The change that @amaanq mentions above (to set the dynamic precedence of _expression to -1 in the part of the code that @jdrouhard posted) removes the hard error, although now we're back to a misclassified node:

(translation_unit [0, 0] - [2, 0]
  (declaration [0, 0] - [0, 39]
    type: (template_type [0, 0] - [0, 36]
      name: (type_identifier [0, 0] - [0, 8])
      arguments: (template_argument_list [0, 8] - [0, 36]
        (type_descriptor [0, 9] - [0, 35]
          type: (template_type [0, 9] - [0, 35]
            name: (type_identifier [0, 9] - [0, 14])
            arguments: (template_argument_list [0, 14] - [0, 35]
              (template_function [0, 15] - [0, 19]  <<<<<<<<********* template_function, should be type_descriptor?
                name: (identifier [0, 15] - [0, 16])
                arguments: (template_argument_list [0, 16] - [0, 19]
                  (type_descriptor [0, 17] - [0, 18]
                    type: (type_identifier [0, 17] - [0, 18]))))
              (type_descriptor [0, 20] - [0, 24]
                type: (template_type [0, 20] - [0, 24]
                  name: (type_identifier [0, 20] - [0, 21])
                  arguments: (template_argument_list [0, 21] - [0, 24]
                    (type_descriptor [0, 22] - [0, 23]
                      type: (type_identifier [0, 22] - [0, 23])))))
              (type_descriptor [0, 25] - [0, 29]
                type: (template_type [0, 25] - [0, 29]
                  name: (type_identifier [0, 25] - [0, 26])
                  arguments: (template_argument_list [0, 26] - [0, 29]
                    (type_descriptor [0, 27] - [0, 28]
                      type: (type_identifier [0, 27] - [0, 28])))))
              (type_descriptor [0, 30] - [0, 34]
                type: (template_type [0, 30] - [0, 34]
                  name: (type_identifier [0, 30] - [0, 31])
                  arguments: (template_argument_list [0, 31] - [0, 34]
                    (type_descriptor [0, 32] - [0, 33]
                      type: (type_identifier [0, 32] - [0, 33]))))))))))
    declarator: (identifier [0, 37] - [0, 38])))
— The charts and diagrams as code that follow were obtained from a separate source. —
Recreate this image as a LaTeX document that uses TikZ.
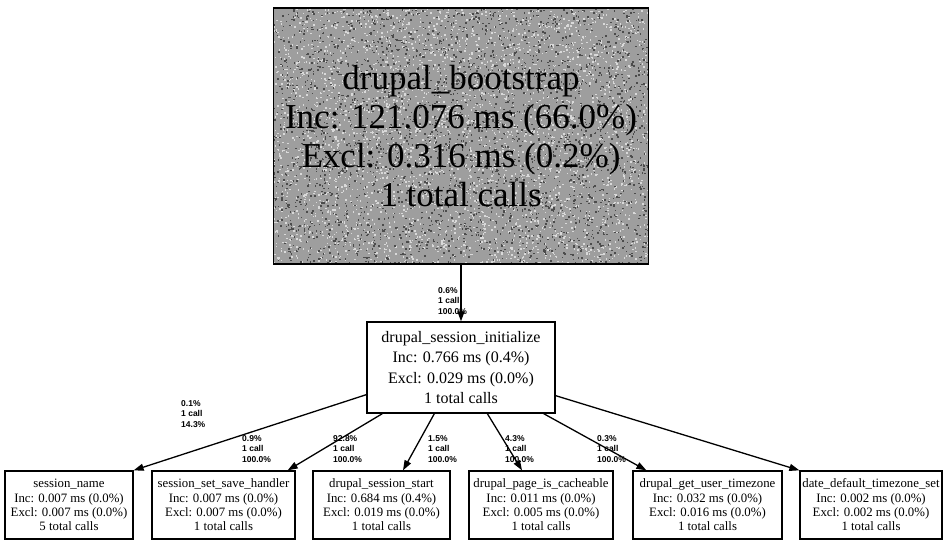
\documentclass[tikz,border=0pt]{standalone}
\usepackage{fontspec}
\setmainfont{Liberation Serif}
\newfontfamily\lblfont{Liberation Sans}
\usetikzlibrary{arrows.meta,calc,backgrounds}
\begin{document}
\begin{tikzpicture}[x=1pt,y=-1pt,
  fn/.style={draw, line width=1.3pt, inner sep=0pt, align=center, anchor=center},
  bigbox/.style={fn, minimum width=375pt, minimum height=256pt, font=\fontsize{35}{39}\selectfont},
  midbox/.style={fn, fill=white, minimum width=188pt, minimum height=91pt, font=\fontsize{16}{20.3}\selectfont},
  leaf/.style={fn, minimum height=68pt, font=\fontsize{12.8}{14.3}\selectfont},
  call/.style={-{Triangle[length=10pt,width=7pt]}, line width=1.3pt},
  lbl/.style={inner sep=0pt, anchor=north west, align=left, font=\lblfont\bfseries\fontsize{8.5}{10.8}\selectfont}]
\useasboundingbox (0,0) rectangle (943,540);

\node[bigbox] (boot) at (461,136) {drupal\_bootstrap\\Inc: 121.076 ms (66.0\%)\\Excl: 0.316 ms (0.2\%)\\1 total calls};
\begin{scope}[on background layer]
  \fill[black!38] (boot.north west) rectangle (boot.south east);
  \clip (boot.north west) rectangle (boot.south east);
  \pgfmathsetseed{7}
  \foreach \i in {1,...,3500} {
    \pgfmathsetmacro{\rx}{273+375*rnd}
    \pgfmathsetmacro{\ry}{8+256*rnd}
    \fill[white!85!black] (\rx,\ry) rectangle ++(1.5,1.5);
  }
  \foreach \i in {1,...,3000} {
    \pgfmathsetmacro{\rx}{273+375*rnd}
    \pgfmathsetmacro{\ry}{8+256*rnd}
    \fill[black!70] (\rx,\ry) rectangle ++(1.5,1.5);
  }
\end{scope}

\node[midbox] (init) at (461,367.5) {drupal\_session\_initialize\\Inc: 0.766 ms (0.4\%)\\Excl: 0.029 ms (0.0\%)\\1 total calls};

\node[leaf, minimum width=128pt] (sn) at (69,505) {session\_name\\Inc: 0.007 ms (0.0\%)\\Excl: 0.007 ms (0.0\%)\\5 total calls};
\node[leaf, minimum width=143pt] (ssh) at (223.5,505) {session\_set\_save\_handler\\Inc: 0.007 ms (0.0\%)\\Excl: 0.007 ms (0.0\%)\\1 total calls};
\node[leaf, minimum width=137pt] (dss) at (381.5,505) {drupal\_session\_start\\Inc: 0.684 ms (0.4\%)\\Excl: 0.019 ms (0.0\%)\\1 total calls};
\node[leaf, minimum width=144pt] (dpc) at (541,505) {drupal\_page\_is\_cacheable\\Inc: 0.011 ms (0.0\%)\\Excl: 0.005 ms (0.0\%)\\1 total calls};
\node[leaf, minimum width=149pt] (dgut) at (707.5,505) {drupal\_get\_user\_timezone\\Inc: 0.032 ms (0.0\%)\\Excl: 0.016 ms (0.0\%)\\1 total calls};
\node[leaf, minimum width=142pt] (ddts) at (871,505) {date\_default\_timezone\_set\\Inc: 0.002 ms (0.0\%)\\Excl: 0.002 ms (0.0\%)\\1 total calls};

\node[lbl] (l0) at (438,287) {0.6\%\\1 call\\100.0\%};
\node[lbl] (l1) at (181,400) {0.1\%\\1 call\\14.3\%};
\node[lbl] (l2) at (242,435) {0.9\%\\1 call\\100.0\%};
\node[lbl] (l3) at (333,435) {92.8\%\\1 call\\100.0\%};
\node[lbl] (l4) at (428,435) {1.5\%\\1 call\\100.0\%};
\node[lbl] (l5) at (505,435) {4.3\%\\1 call\\100.0\%};
\node[lbl] (l6) at (597,435) {0.3\%\\1 call\\100.0\%};

\draw[call] (boot.south) -- (init.north);
\draw[call] ($(init.south west)+(0,-19)$) -- (sn.north east);
\draw[call] ($(init.south west)+(16,0)$) -- ($(ssh.north east)+(-8,0)$);
\draw[call] ($(init.south west)+(68,0)$) -- ($(dss.north)+(21.5,0)$);
\draw[call] ($(init.south west)+(121,0)$) -- ($(dpc.north)+(-19,0)$);
\draw[call] ($(init.south east)+(-12,0)$) -- ($(dgut.north west)+(14,0)$);
\draw[call] ($(init.south east)+(0,-18)$) -- (ddts.north west);
\end{tikzpicture}
\end{document}
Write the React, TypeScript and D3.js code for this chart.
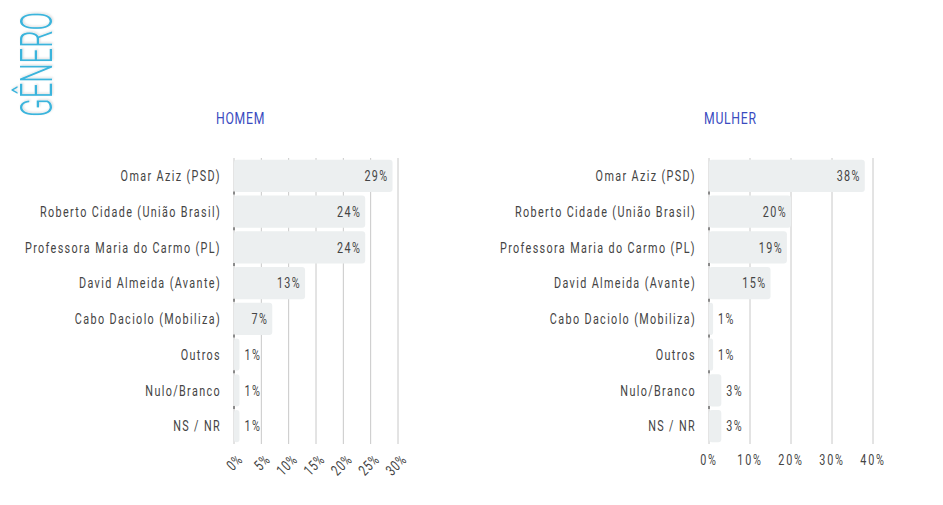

Well, this is not an incorrect parse, that could indeed be a template_function, but it seems inconsistent to prefer template_function for the first template argument, but type_descriptor for the others.

To have a shot in the dark, I wonder whether line 155 has something to do with the precedences resolving this way, but have not found an alternative that keeps other tests working:

    type_descriptor: (_, original) => prec.right(original),

lawmurray avatar Oct 27 '23 15:10 lawmurray

A further update: setting the precedence of _expression to 0 rather than -1 produces the same output above (i.e. one of the arguments is template_function), but now tree-sitter test passes at least.

lawmurray avatar Oct 27 '23 15:10 lawmurray